#### [EXERCISE TASK]
Reproduce the listing below in full and without alteration, apart from its pictures.
======== MATERIAL PROVIDED ========
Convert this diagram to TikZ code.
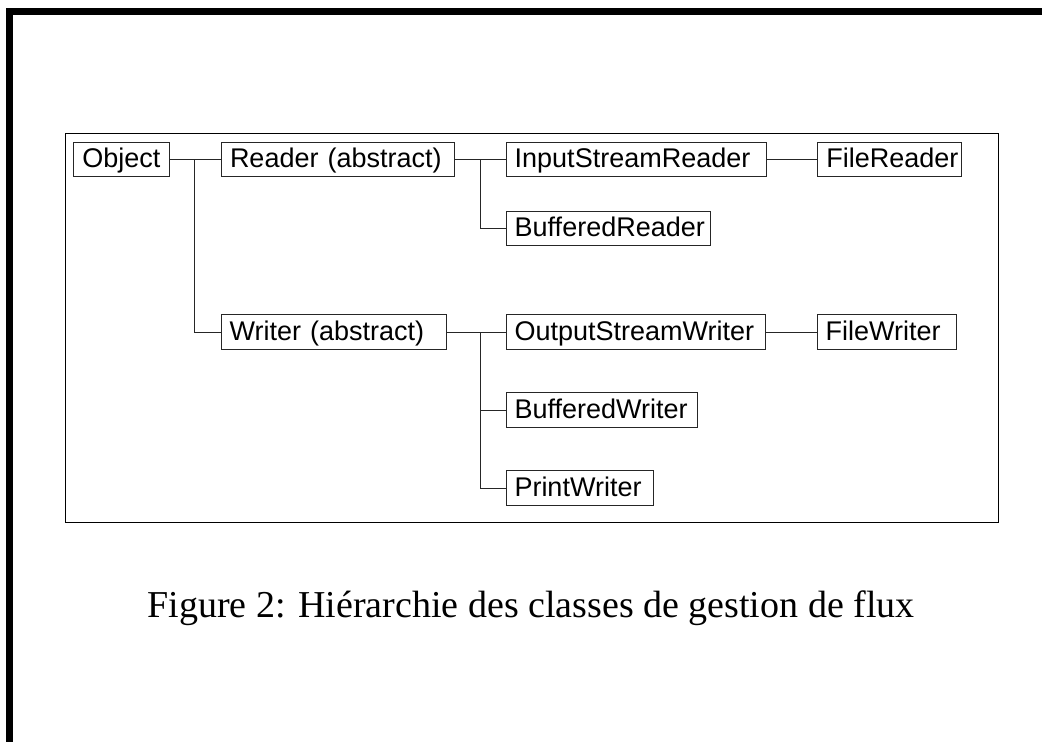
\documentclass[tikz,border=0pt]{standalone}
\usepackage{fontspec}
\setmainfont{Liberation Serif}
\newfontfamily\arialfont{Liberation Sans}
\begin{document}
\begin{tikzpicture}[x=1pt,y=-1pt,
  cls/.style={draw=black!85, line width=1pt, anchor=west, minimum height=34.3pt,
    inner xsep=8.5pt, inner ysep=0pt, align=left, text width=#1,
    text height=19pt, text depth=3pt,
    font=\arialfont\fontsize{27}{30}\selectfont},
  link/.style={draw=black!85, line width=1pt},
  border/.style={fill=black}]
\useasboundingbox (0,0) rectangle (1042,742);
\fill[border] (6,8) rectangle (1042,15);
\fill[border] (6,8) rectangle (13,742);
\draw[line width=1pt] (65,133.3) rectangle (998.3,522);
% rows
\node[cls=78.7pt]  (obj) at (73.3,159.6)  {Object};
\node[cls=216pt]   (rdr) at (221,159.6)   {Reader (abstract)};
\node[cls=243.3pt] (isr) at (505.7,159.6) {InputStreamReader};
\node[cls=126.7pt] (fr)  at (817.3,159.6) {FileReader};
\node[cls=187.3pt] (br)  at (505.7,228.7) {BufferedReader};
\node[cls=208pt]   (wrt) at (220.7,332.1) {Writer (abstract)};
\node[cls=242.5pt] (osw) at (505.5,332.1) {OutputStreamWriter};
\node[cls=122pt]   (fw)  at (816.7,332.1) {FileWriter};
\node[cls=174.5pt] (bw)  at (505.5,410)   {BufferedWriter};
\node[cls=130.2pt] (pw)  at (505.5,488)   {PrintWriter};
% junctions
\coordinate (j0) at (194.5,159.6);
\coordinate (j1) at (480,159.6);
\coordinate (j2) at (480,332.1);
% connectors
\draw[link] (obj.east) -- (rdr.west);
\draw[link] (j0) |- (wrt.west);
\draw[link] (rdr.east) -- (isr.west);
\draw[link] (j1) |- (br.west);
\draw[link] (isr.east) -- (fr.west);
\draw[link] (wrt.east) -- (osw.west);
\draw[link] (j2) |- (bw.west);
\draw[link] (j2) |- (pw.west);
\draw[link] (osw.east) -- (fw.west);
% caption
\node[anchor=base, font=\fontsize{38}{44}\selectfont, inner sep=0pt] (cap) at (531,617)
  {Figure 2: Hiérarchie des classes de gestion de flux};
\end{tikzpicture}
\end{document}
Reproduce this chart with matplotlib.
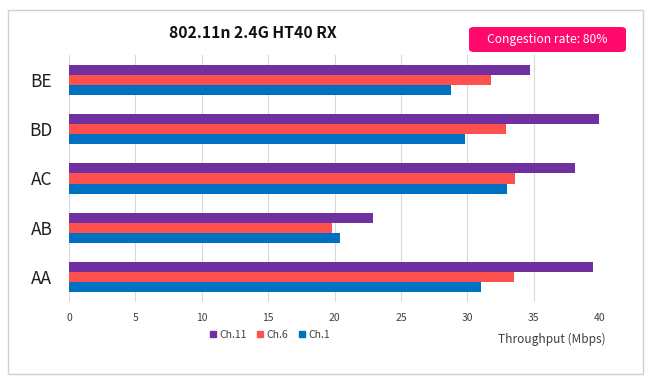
========
#### [CORRECT ANSWER]
Convert this diagram to TikZ code.
\documentclass[tikz,border=0pt]{standalone}
\usepackage{fontspec}
\setmainfont{Liberation Serif}
\newfontfamily\arialfont{Liberation Sans}
\begin{document}
\begin{tikzpicture}[x=1pt,y=-1pt,
  cls/.style={draw=black!85, line width=1pt, anchor=west, minimum height=34.3pt,
    inner xsep=8.5pt, inner ysep=0pt, align=left, text width=#1,
    text height=19pt, text depth=3pt,
    font=\arialfont\fontsize{27}{30}\selectfont},
  link/.style={draw=black!85, line width=1pt},
  border/.style={fill=black}]
\useasboundingbox (0,0) rectangle (1042,742);
\fill[border] (6,8) rectangle (1042,15);
\fill[border] (6,8) rectangle (13,742);
\draw[line width=1pt] (65,133.3) rectangle (998.3,522);
% rows
\node[cls=78.7pt]  (obj) at (73.3,159.6)  {Object};
\node[cls=216pt]   (rdr) at (221,159.6)   {Reader (abstract)};
\node[cls=243.3pt] (isr) at (505.7,159.6) {InputStreamReader};
\node[cls=126.7pt] (fr)  at (817.3,159.6) {FileReader};
\node[cls=187.3pt] (br)  at (505.7,228.7) {BufferedReader};
\node[cls=208pt]   (wrt) at (220.7,332.1) {Writer (abstract)};
\node[cls=242.5pt] (osw) at (505.5,332.1) {OutputStreamWriter};
\node[cls=122pt]   (fw)  at (816.7,332.1) {FileWriter};
\node[cls=174.5pt] (bw)  at (505.5,410)   {BufferedWriter};
\node[cls=130.2pt] (pw)  at (505.5,488)   {PrintWriter};
% junctions
\coordinate (j0) at (194.5,159.6);
\coordinate (j1) at (480,159.6);
\coordinate (j2) at (480,332.1);
% connectors
\draw[link] (obj.east) -- (rdr.west);
\draw[link] (j0) |- (wrt.west);
\draw[link] (rdr.east) -- (isr.west);
\draw[link] (j1) |- (br.west);
\draw[link] (isr.east) -- (fr.west);
\draw[link] (wrt.east) -- (osw.west);
\draw[link] (j2) |- (bw.west);
\draw[link] (j2) |- (pw.west);
\draw[link] (osw.east) -- (fw.west);
% caption
\node[anchor=base, font=\fontsize{38}{44}\selectfont, inner sep=0pt] (cap) at (531,617)
  {Figure 2: Hiérarchie des classes de gestion de flux};
\end{tikzpicture}
\end{document}
Reproduce this chart with matplotlib.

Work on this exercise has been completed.